TASK INSTRUCTIONS → Among the lines of data below, reproduce only those from the one with "The picture is" through the one with "plt.rcParams['font.family'] = ['Liberation", exactly as they stand, both ends included.

--- START ---

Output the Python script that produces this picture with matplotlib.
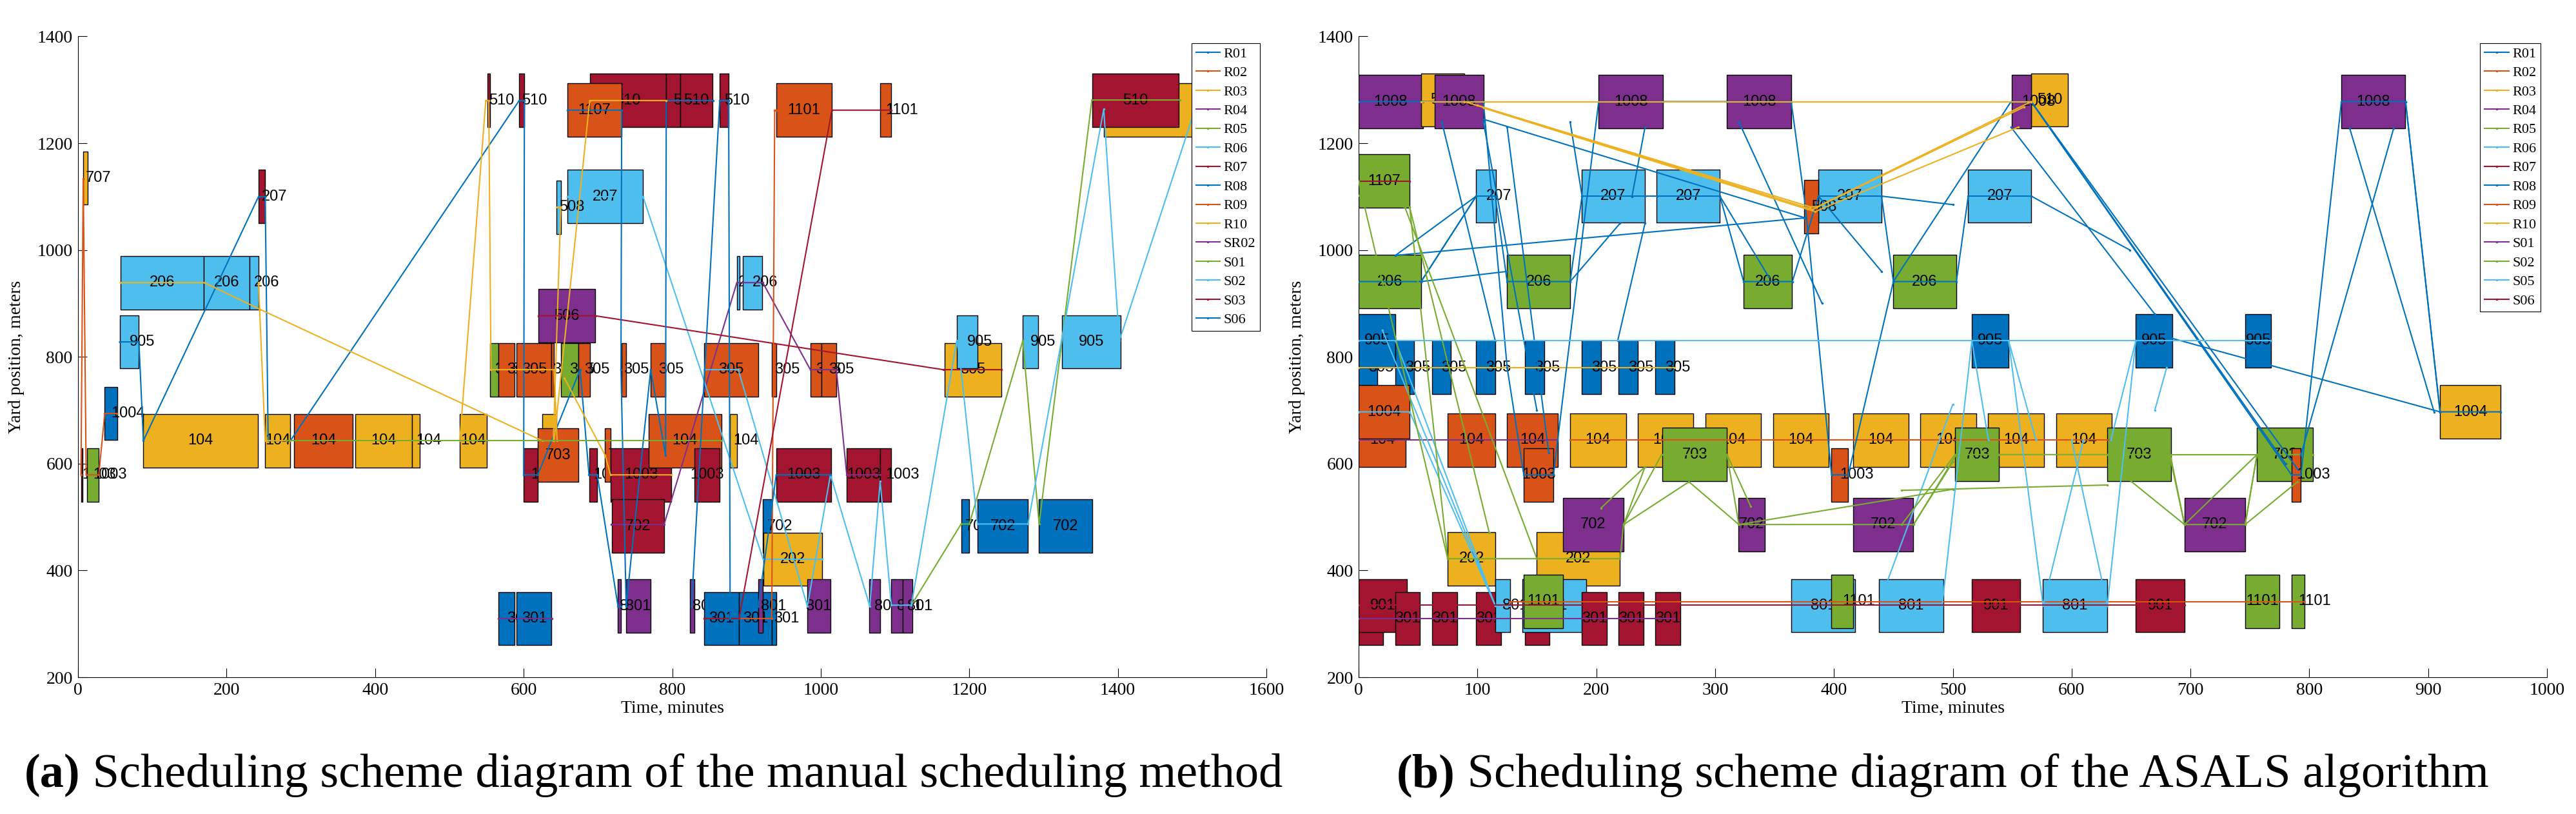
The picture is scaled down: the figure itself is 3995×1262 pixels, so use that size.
import matplotlib
matplotlib.use('Agg')
import matplotlib.pyplot as plt
from matplotlib.lines import Line2D

plt.rcParams['font.family'] = ['Liberation Serif', 'DejaVu Serif']

COLOURS = ['#0072BD', '#D95319', '#EDB120', '#7E2F8E', '#77AC30', '#4DBEEE', '#A2142F']

# ---------------- (a) manual scheduling ----------------
left_levels = {'510': 1280, '1107': 1262, '1101': 1262, '707': 1135, '207': 1100,
               '508': 1080, '206': 939, '506': 877, '905': 828, '305': 776,
               '1004': 694, '104': 643, '703': 616, '1003': 579, '702': 483,
               '202': 421, '801': 333, '301': 310}

left_track = ['707', '1003', '1003', '1004', '905', '206', '206', '206', '207',
              '104', '104', '104', '104', '104', '104', '510', '305', '305', '301',
              '301', '305', '305', '510', '1003', '104', '703', '506', '305',
              '305', '510', '510', '510', '510', '1107', '207', '508', '1003', '703', '1003',
              '702', '305', '801', '801', '104', '305', '801', '1003', '305', '301',
              '301', '301', '104', '206', '206', '801', '702', '202', '305', '1003',
              '1101', '801', '305', '305', '1003', '1003', '801', '1101', '801', '801',
              '305', '905', '702', '702', '905', '702', '905', '1101', '510']
left_start = [7, 4.5, 12, 36, 56, 57.5, 169.6, 231, 243,
              88, 252, 291, 373, 450, 514, 551, 555, 566, 566,
              590.7, 590.6, 637.5, 594, 600, 625, 619, 620, 650,
              674, 689, 792, 811, 864, 659, 659, 644.6, 688.7, 709.6, 717,
              719, 731.5, 727, 738, 768, 771, 824, 829.6, 843, 843,
              890, 934, 877.6, 887, 895, 916, 921.8, 922.5, 934, 940,
              940.5, 982, 986.5, 1000.7, 1035, 1080, 1065, 1080, 1094.5, 1110,
              1167, 1183, 1189, 1211, 1271.6, 1293.5, 1324.7, 1381, 1365.5]
left_end = [13, 6.5, 28, 53, 82, 169.6, 231, 243, 252,
            242, 286, 370, 450, 460, 550, 555, 566, 588, 588,
            637.6, 637.5, 641, 601, 619, 644, 674, 696.5, 674,
            689, 792, 811, 854.5, 876, 732, 760.7, 650.4, 698.7, 717, 799,
            789, 738, 731, 771, 866, 791, 830, 864, 916, 890,
            934, 940, 887, 891, 921.5, 922, 934, 1002, 940.5, 1013.6,
            1014.5, 1013, 1000.7, 1021, 1080, 1095, 1080, 1095, 1110, 1123,
            1243, 1211.5, 1200, 1279, 1293, 1365.5, 1403.6, 1504, 1481.6]
left_colour = [2, 6, 4, 0, 5, 5, 5, 5, 6,
               2, 2, 1, 2, 2, 2, 6, 4, 1, 0,
               0, 1, 1, 6, 6, 2, 1, 3, 4,
               1, 6, 6, 6, 6, 1, 5, 5, 6, 1, 6,
               6, 1, 3, 3, 1, 1, 3, 6, 1, 0,
               0, 0, 2, 5, 5, 3, 0, 2, 1, 6,
               1, 3, 1, 1, 6, 6, 3, 1, 3, 3,
               2, 5, 0, 0, 5, 0, 5, 2, 6]

left_names = ['R01', 'R02', 'R03', 'R04', 'R05', 'R06', 'R07', 'R08', 'R09', 'R10',
              'SR02', 'S01', 'S02', 'S03', 'S06']
left_runs = {
    'R01': [[(56, 828), (82, 828), (88, 643), (243, 1100), (252, 1100), (256, 643), (286, 643),
             (594, 1280), (601, 1280), (600, 579), (619, 579), (676, 776), (688, 579),
             (699, 579), (727, 333), (731, 333)]],
    'R02': [[(4, 579), (7, 1134), (11, 579), (28, 579), (36, 694), (52, 694)]],
    'R03': [[(57, 939), (170, 939), (245, 889), (625, 643), (641, 643)],
            [(645, 1080), (650, 1080), (640, 643)]],
    'R04': [[(718, 486), (789, 486), (887, 939), (922, 939), (986, 776), (1021, 776),
             (1035, 579), (1080, 579)]],
    'R05': [[(1122, 335), (1189, 487), (1200, 487), (1272, 830), (1294, 487), (1365, 1281),
             (1484, 1281)]],
    'R06': [[(659, 1100), (760.7, 1100), (922.5, 421), (1002, 421)]],
    'R07': [[(620, 877), (696, 877), (1165, 776), (1243, 776)]],
    'R08': [[(659, 1262), (732, 1262), (731, 776), (738, 333), (771, 776), (791, 616),
             (792, 1280), (855, 1280)]],
    'R09': [[(890, 310), (934, 310), (938, 1262), (940, 1262)]],
    'R10': [[(243, 939), (252, 643), (286, 643)],
            [(514, 643), (549, 1280), (553, 1280), (556, 776), (641, 776), (645, 643)],
            [(641, 643), (689, 1280), (792, 1280)],
            [(655, 760), (709.6, 616), (717, 579), (799, 579)]],
    'SR02': [[(566, 310), (638, 310)]],
    'S01': [[(280, 643), (866, 643)]],
    'S02': [[(843, 776), (889, 776), (982, 333), (1013, 579), (1066, 333), (1080, 567),
             (1095, 335), (1122, 335), (1183, 830), (1187, 800), (1211, 487), (1279, 487),
             (1381, 1264), (1402, 830), (1504, 1264)]],
    'S03': [[(843, 310), (890, 310), (1015, 1262), (1095, 1262)]],
    'S06': [[(826, 333), (864, 1280), (876, 1280), (878, 310)],
            [(916, 333), (940, 579), (1013, 579)]],
}

# ---------------- (b) ASALS ----------------
right_levels = {'1008': 1278, '510': 1281, '1107': 1129, '207': 1101, '508': 1081,
                '206': 941, '905': 830, '305': 780, '1004': 697, '104': 644, '703': 617,
                '1003': 579, '702': 486, '202': 422, '801': 334, '901': 334, '1101': 342,
                '301': 310}

right_track = ['1008', '510', '1008', '1008', '1008', '510', '1008', '1008',
               '1107', '207', '207', '207', '207', '508', '207',
               '206', '206', '206', '206',
               '305', '905', '305', '305', '305', '305', '305', '305', '305',
               '905', '905', '905',
               '104', '1004', '104', '104', '104', '104', '104', '104', '104', '104', '104', '104',
               '703', '703', '703', '703', '1003', '1003', '1003',
               '202', '202', '702', '702', '702', '702', '1004',
               '301', '901', '301', '301', '301', '801', '301', '801', '1101', '301', '301', '301',
               '801', '1101', '801', '901', '801', '901', '1101', '1101']
right_start = [0, 52.6, 64, 202, 310, 566, 549.5, 826.9,
               0, 99, 187.7, 250.8, 386.6, 374.8, 512.9,
               0, 125, 324, 449.7,
               0, 0, 31, 61.8, 99, 140, 187.7, 218.6, 249.8,
               516, 654, 746,
               0, 0, 75, 125, 178, 235, 292, 349, 416, 472.7, 529.5, 587,
               255.8, 502, 630, 756, 139, 397.8, 785,
               75, 150, 172, 319.5, 416, 695, 910,
               0, 0, 31, 61.8, 99, 115, 140, 138, 139, 187.7, 218.6, 249.8,
               364, 397.8, 438, 516, 575.8, 654, 746, 785]
right_end = [54, 89, 105, 256, 364, 596.8, 566, 880.8,
             43, 115.4, 241, 304, 440, 386.6, 566,
             52.6, 178, 364.6, 503,
             16, 31, 46.7, 77.6, 115, 156, 204, 235, 266,
             547, 684.7, 768,
             39.8, 43, 115, 167.7, 225, 281.7, 338.6, 395.5, 463, 519.8, 577, 633.7,
             310, 539, 683.6, 803, 164, 412, 793,
             115, 220, 223, 342, 466.8, 746, 961,
             20.7, 40.8, 51.6, 83, 120, 127.5, 160.7, 191.6, 172, 209, 240, 271,
             418, 416, 492, 556.6, 630, 695, 774.8, 796]
right_colour = [3, 2, 3, 3, 3, 2, 3, 3,
                4, 5, 5, 5, 5, 1, 5,
                4, 4, 4, 4,
                0, 0, 0, 0, 0, 0, 0, 0, 0,
                0, 0, 0,
                1, 1, 1, 1, 2, 2, 2, 2, 2, 2, 2, 2,
                4, 4, 4, 4, 1, 1, 1,
                2, 2, 3, 3, 3, 3, 2,
                6, 6, 6, 6, 6, 5, 6, 5, 4, 6, 6, 6,
                5, 4, 5, 6, 5, 6, 4, 4]

right_names = ['R01', 'R02', 'R03', 'R04', 'R05', 'R06', 'R07', 'R08', 'R09', 'R10',
               'S01', 'S02', 'S05', 'S06']
right_runs = {
    'R01': [[(0, 941), (52.6, 941), (99, 1101), (115, 1101), (125, 941), (178, 941),
             (188, 1101), (241, 1101), (251, 1101), (304, 1101), (324, 941), (365, 941),
             (387, 1101), (440, 1101), (450, 941), (503, 941), (513, 1101), (566, 1101)],
            [(31, 990), (375, 1060)], [(52.6, 941), (125, 960)],
            [(52.6, 941), (99, 1101)], [(31, 990), (99, 1101)],
            [(70, 1240), (115, 830)], [(105, 1240), (150, 700)], [(125, 1230), (160, 620)],
            [(188, 1101), (178, 1240)], [(241, 1230), (230, 1100)],
            [(178, 941), (220, 1050)], [(241, 1050), (218, 830)],
            [(304, 1101), (345, 950)], [(320, 1240), (390, 900)], [(387, 1101), (440, 960)],
            [(566, 1101), (649, 1000)], [(440, 1101), (500, 1085)]],
    'R02': [[(178, 644), (633, 644)]],
    'R03': [[(0, 780), (266, 780)]],
    'R04': [[(0, 644), (167, 644)]],
    'R05': [[(0, 1102), (39, 1080), (150, 422), (220, 422), (223, 486), (255, 617), (310, 617),
             (320, 486), (467, 486), (503, 617), (539, 617), (630, 617), (683, 617), (695, 486),
             (746, 486), (756, 617), (803, 617)]],
    'R06': [[(0, 697), (43, 697), (115, 334), (127, 334)], [(31, 830), (115, 334)],
            [(20, 850), (115, 334)], [(440, 350), (500, 711)]],
    'R07': [[(0, 1129), (43, 1129)]],
    'R08': [[(0, 1278), (54, 1278), (64, 1278), (105, 1278), (125, 780), (139, 579), (164, 579),
             (202, 1278), (256, 1278), (310, 1278), (364, 1278), (376, 1081), (398, 579),
             (412, 579), (450, 941), (549, 1278), (566, 1278), (785, 579), (793, 579),
             (827, 1278), (881, 1278), (910, 697), (961, 697)],
            [(105, 1245), (376, 1060)], [(566, 1278), (780, 600)], [(566, 1278), (790, 590)],
            [(549, 1230), (670, 880)], [(684, 835), (910, 697)],
            [(834, 1228), (905, 697)], [(871, 1228), (793, 617)], [(881, 1278), (910, 697)]],
    'R09': [[(127, 341), (796, 341)]],
    'R10': [[(52.6, 1278), (566, 1278)],
            [(89, 1278), (380, 1081), (386, 1081), (566, 1278)],
            [(100, 1271), (382, 1076), (560, 1268)],
            [(105, 1266), (384, 1072), (555, 1230)]],
    'S01': [[(0, 310), (266, 310)]],
    'S02': [[(43, 1080), (75, 422), (150, 422)], [(0, 1129), (75, 422)],
            [(43, 1080), (110, 470)], [(223, 486), (241, 594)], [(204, 517), (241, 594)],
            [(223, 486), (278, 566)], [(278, 566), (320, 486)], [(310, 617), (330, 520)],
            [(320, 486), (500, 552)], [(467, 486), (500, 603)], [(457, 486), (502, 617)],
            [(457, 550), (630, 560)], [(683, 617), (756, 617)], [(683, 610), (695, 486)],
            [(650, 567), (695, 486)], [(695, 486), (756, 617)], [(746, 486), (756, 617)],
            [(746, 486), (790, 566)]],
    'S05': [[(0, 830), (768, 830)],
            [(491, 334), (516, 830)], [(516, 830), (530, 644)], [(547, 830), (576, 334)],
            [(547, 830), (570, 644)], [(654, 830), (630, 334)], [(654, 830), (633, 644)],
            [(576, 334), (610, 644)], [(630, 334), (600, 644)], [(680, 780), (670, 700)]],
    'S06': [[(0, 335), (695, 335)]],
}


def draw_panel(ax, levels, track, start, end, colour, names, runs, xmax, xstep, narrow):
    bottoms = [levels[k] - 50 for k in track]
    widths = [e - s for s, e in zip(start, end)]
    bars = ax.bar(start, [100] * len(track), width=widths, bottom=bottoms, align='edge',
                  color=[COLOURS[c] for c in colour], edgecolor='black', linewidth=1.0)
    # each box hides the labels of the boxes drawn before it
    for i, (patch, k, s, e) in enumerate(zip(bars.patches, track, start, end)):
        patch.set_zorder(2 + i * 1e-3)
        mid = (s + e) / 2
        ax.text(mid, levels[k], k, ha='left' if e - s < narrow else 'center', va='center',
                fontsize=17, family=['Liberation Sans', 'DejaVu Sans'],
                zorder=2 + i * 1e-3 + 5e-4)
    handles = []
    for i, name in enumerate(names):
        col = COLOURS[i % 7]
        for run in runs[name]:
            ax.plot([p[0] for p in run], [p[1] for p in run], color=col, lw=1.5,
                    marker='.', ms=3, zorder=3)
        handles.append(Line2D([], [], color=col, lw=1.5, marker='.', ms=3))
    ax.set_xlim(0, xmax)
    ax.set_ylim(200, 1400)
    ax.set_xticks(range(0, xmax + 1, xstep))
    ax.set_yticks(range(200, 1401, 200))
    ax.tick_params(direction='in', length=10, width=0.8, labelsize=20, pad=6)
    for side in ['top', 'right']:
        ax.spines[side].set_visible(False)
    for side in ['left', 'bottom']:
        ax.spines[side].set_linewidth(0.8)
    ax.set_xlabel('Time, minutes', fontsize=20, labelpad=2)
    ax.set_ylabel('Yard position, meters', fontsize=20)
    ax.yaxis.set_label_coords(-0.045, 0.5)
    leg = ax.legend(handles, names, loc='upper right', fontsize=16, frameon=True,
                    fancybox=False, edgecolor='black', framealpha=1, labelspacing=0.4,
                    handlelength=1.7, handletextpad=0.25, borderpad=0.3, borderaxespad=0.45)
    leg.get_frame().set_linewidth(0.8)
    leg.set_zorder(10)


W, H = 3995, 1262
fig = plt.figure(figsize=(W / 100, H / 100), dpi=100)
ax1 = fig.add_axes([121 / W, 1 - 1050 / H, 1843 / W, 993.5 / H])
ax2 = fig.add_axes([2107 / W, 1 - 1050 / H, 1843 / W, 993.5 / H])

draw_panel(ax1, left_levels, left_track, left_start, left_end, left_colour,
           left_names, left_runs, 1600, 200, 30)
draw_panel(ax2, right_levels, right_track, right_start, right_end, right_colour,
           right_names, right_runs, 1000, 100, 20)

# captions, sized to the reference width
fig.canvas.draw()
rend = fig.canvas.get_renderer()
yc = 1 - 1202 / H
fs = 40


def caption(x0, tag, rest, size):
    t1 = fig.text(x0 / W, yc, tag, weight='bold', fontsize=size, va='center')
    w1 = t1.get_window_extent(rend).width
    t2 = fig.text((x0 + w1) / W, yc, ' ' + rest, fontsize=size, va='center')
    return t1, t2, w1 + t2.get_window_extent(rend).width


a1, a2, wa = caption(38, '(a)', 'Scheduling scheme diagram of the manual scheduling method', fs)
fs = fs * (1987 - 38) / wa
a1.remove()
a2.remove()
caption(38, '(a)', 'Scheduling scheme diagram of the manual scheduling method', fs)
caption(2166, '(b)', 'Scheduling scheme diagram of the ASALS algorithm', fs)

fig.savefig('out.png', dpi=100)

--- END ---

RESPONSE TO THE EXERCISE →
The picture is scaled down: the figure itself is 3995×1262 pixels, so use that size.
import matplotlib
matplotlib.use('Agg')
import matplotlib.pyplot as plt
from matplotlib.lines import Line2D

plt.rcParams['font.family'] = ['Liberation Serif', 'DejaVu Serif']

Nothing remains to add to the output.